Born Alfred Reginald Natzick in Vienna, Austria, Nalder is perhaps best remembered for his roles as an assassin in Alfred Hitchcock's 1956 remake of The Man Who Knew Too Much, the vampire Barlow in the 1979 filmed version of Stephen King's Salem's Lot, and the Andorian ambassador Shras in the Star Trek episode "Journey to Babel." Nalder also appeared (at the request of star Frank Sinatra) in a brief, uncredited role as a communist spymaster in John Frankenheimer's 1962 film The Manchurian Candidate.
Nalder's television work also included episodes of the series 77 Sunset Strip, Surfside Six, Boris Karloff's Thriller, McCloud and I Spy.
His other films include:
- 1962 - The Spiral Road directed by Robert Mulligan.

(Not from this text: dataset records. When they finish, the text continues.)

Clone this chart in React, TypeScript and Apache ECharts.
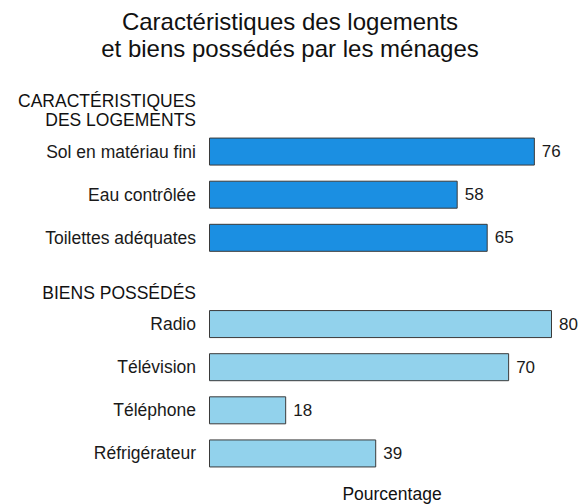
import React, { useEffect, useRef } from "react";
import * as echarts from "echarts";

const titleLines = ["Caractéristiques des logements", "et biens possédés par les ménages"];
const header1Lines = ["CARACTÉRISTIQUES", "DES LOGEMENTS"];
const header2 = "BIENS POSSÉDÉS";
const logementsLabels = ["Sol en matériau fini", "Eau contrôlée", "Toilettes adéquates"];
const logementsValues = [76, 58, 65];
const biensLabels = ["Radio", "Télévision", "Téléphone", "Réfrigérateur"];
const biensValues = [80, 70, 18, 39];
const axisName = "Pourcentage";

const darkBlue = "#1B8FE2";
const lightBlue = "#92D2EC";
const FONT = "Liberation Sans, Arial, Helvetica, sans-serif";

export default function App() {
  const ref = useRef<HTMLDivElement>(null);
  useEffect(() => {
    if (!ref.current) return;
    const chart = echarts.init(ref.current, null, { renderer: "svg" });
    const categories = [...logementsLabels, " ", ...biensLabels];
    const data: any[] = [
      ...logementsValues.map((v) => ({ value: v, itemStyle: { color: darkBlue } })),
      { value: null },
      ...biensValues.map((v) => ({ value: v, itemStyle: { color: lightBlue } })),
    ];
    chart.setOption({
      animation: false,
      backgroundColor: "#ffffff",
      textStyle: { fontFamily: FONT },
      grid: { left: 209, right: 32, top: 130, bottom: 29 },
      xAxis: {
        type: "value",
        min: 0,
        max: 80,
        show: false,
      },
      yAxis: {
        type: "category",
        inverse: true,
        data: categories,
        axisLine: { show: false },
        axisTick: { show: false },
        splitLine: { show: false },
        axisLabel: { color: "#1a1a1a", fontSize: 17.5, margin: 13, fontFamily: FONT },
      },
      series: [
        {
          type: "bar",
          data,
          barWidth: 28,
          itemStyle: { borderColor: "#3a3a3a", borderWidth: 1 },
          label: {
            show: true,
            position: "right",
            distance: 7,
            color: "#1a1a1a",
            fontSize: 17,
            fontFamily: FONT,
          },
        },
      ],
      graphic: [
        {
          type: "text",
          x: 290,
          y: 8,
          style: {
            text: titleLines.join("\n"),
            fontSize: 24,
            lineHeight: 27,
            fill: "#111",
            align: "center",
            fontFamily: FONT,
          },
        },
        {
          type: "text",
          x: 196,
          y: 91,
          style: {
            text: header1Lines.join("\n"),
            fontSize: 17.5,
            lineHeight: 19,
            fill: "#111",
            align: "right",
            fontFamily: FONT,
          },
        },
        {
          type: "text",
          x: 196,
          y: 284,
          style: {
            text: header2,
            fontSize: 17.5,
            fill: "#111",
            align: "right",
            fontFamily: FONT,
          },
        },
        {
          type: "text",
          x: 392,
          y: 485,
          style: {
            text: axisName,
            fontSize: 17.5,
            fill: "#111",
            align: "center",
            fontFamily: FONT,
          },
        },
      ],
    });
    return () => chart.dispose();
  }, []);
  return (
    <div
      ref={ref}
      style={{ position: "fixed", left: 0, top: 0, width: 584, height: 504 }}
    />
  );
}
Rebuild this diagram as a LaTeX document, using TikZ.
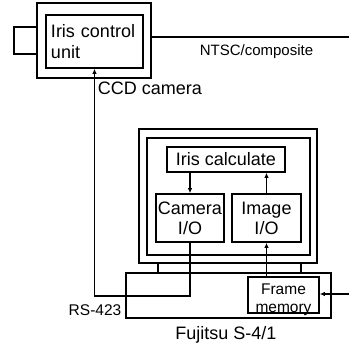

- 1962 - Convicts 4 with Ben Gazzara, directed by Millard Kaufman
- 1969 - The Bird with the Crystal Plumage directed by Dario Argento
- 1970 - Mark of the Devil directed by Adrian Hoven
- 1972 - Mark of the Devil Part II directed by Adrian Hoven
- 1976 - Casanova directed by Federico Fellini
- 1978 - Zoltan, Hound of Dracula
In 1979 Nalder appeared as the lead vampire Kurt Barlow in the tv adaptation of the Stephen King novel Salem's Lot. The version of Kurt Barlow in the tv adaptation of the story resembled the original Nosferatu, in being physically gruesome, bald, sporting talons and gnarled fangs.
Nalder was also credited as "Detlef von Berg" in the X rated films Dracula Sucks (1979) and Blue Ice (1985). He died of bone cancer in Santa Monica, California.